Gerardo-Luna-Tumoine-2024-Opinion
Permanecer en la memoria afectiva de otro ser humano, con gratitud, es una forma silenciosa de trascendencia.
Hay presencias que no se despiden. No porque sigan ahí físicamente, sino porque su paso dejó una huella suave, pero imborrable. Ser un buen recuerdo en la vida de alguien es, quizá, la forma más humana y humilde de eternidad. No hace falta hacer ruido, ni levantar monumentos, ni aparecer en fotografías. Basta haber sido luz en un momento oscuro, oído atento cuando el silencio pesaba, sonrisa compartida en una tarde cualquiera.
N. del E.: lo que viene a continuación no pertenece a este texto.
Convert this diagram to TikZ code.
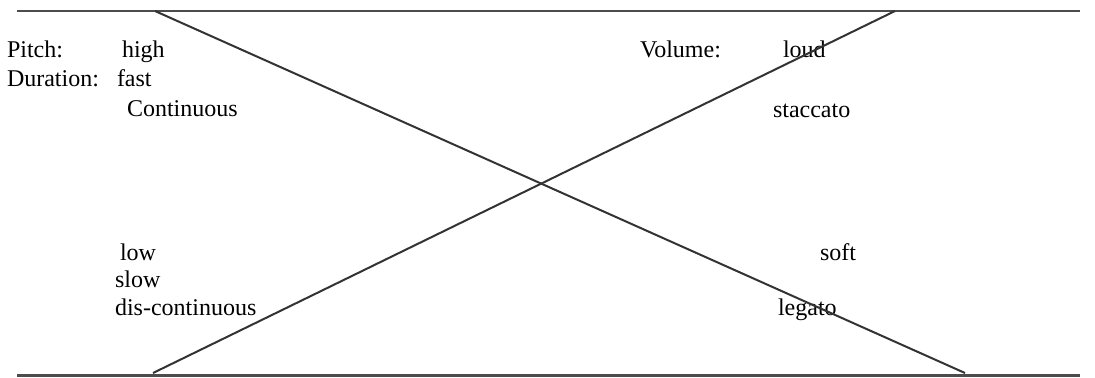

Porque, al final, no recordamos tanto lo que alguien hizo, sino cómo nos hizo sentir. El recuerdo más noble no es el del éxito ni el del poder, sino el del bien recibido.
Permanecer en la memoria afectiva de otro ser humano, con gratitud, es una forma silenciosa de trascendencia. Es quedarse sin estorbar, vivir sin ocupar, acompañar sin presencia física. Y esa es la inmortalidad más genuina: la que no necesita fama ni aplausos, sólo autenticidad, generosidad y verdad en el trato.
Tal vez por eso la vida no debería medirse en años, sino en cuántas mentes nos recordarán con cariño cuando ya no estemos. Ser un buen recuerdo es elegir cada día ser amable, justo, honesto. Es construir, sin saberlo, una morada en la memoria del otro. Porque cuando el cuerpo se va, el recuerdo queda. Y si ese recuerdo sabe a paz, a compañía, a afecto sincero… entonces, de algún modo, nunca nos fuimos.
En la reciente conmemoración del Día de las Madres, al mirar los altares familiares, los teléfonos llenos de mensajes, las manos con flores, y los ojos con lágrimas o gratitud, confirmamos una verdad profunda: muchas madres ya no están… pero no se han ido. Permanecen. Se han quedado siempre.
Ser madre no es sólo dar vida: es sembrar presencia. Hago mía la sensible reflexión de mi querido amigo y Maestro, el Dalai Lama: “reconozco en las madres generosas y valientes a las primeras mentoras de sus hijos. Mujeres que, con amor, cuidado y sabiduría, siembran los valores que dan forma a seres humanos plenos. Su presencia ha sido la raíz de confianza desde donde sus hijos han aprendido a caminar por la vida. Y su grandeza radica también en saber hacerse poco a poco “innecesarias”, en ese acto de profundo desprendimiento que permite a los hijos crecer, elegir, volar… y triunfar por sí mismos.”
Ahí radica su huella: en la voz que aún nos guía, en el consejo que regresa cuando la vida aprieta, en la caricia invisible que sentimos en medio de la lucha. En cada decisión buena que tomamos, ellas siguen estando. En cada valor que defendemos, en cada gesto de ternura que ofrecemos, hay algo de ellas que nos habita.
Que te recuerden por tus actos, y porque fuiste especial, es la más alta forma de permanencia. No se trata de que todos nos recuerden, sino de que alguien, aunque sea uno, lo haga con una sonrisa agradecida. Que al evocarnos, sienta paz. Por eso, una madre buena, presente o ausente, sigue siendo guía. No porque esté, sino porque quedó. Y en quedarse, permanece.
Un homenaje a ustedes, madres, gracias por haberse quedado no solo en nuestras memorias, sino en nuestra forma de amar, de luchar, de servir y de soñar. Porque al quedarse, nos enseñaron a permanecer, y esa es la verdadera eternidad.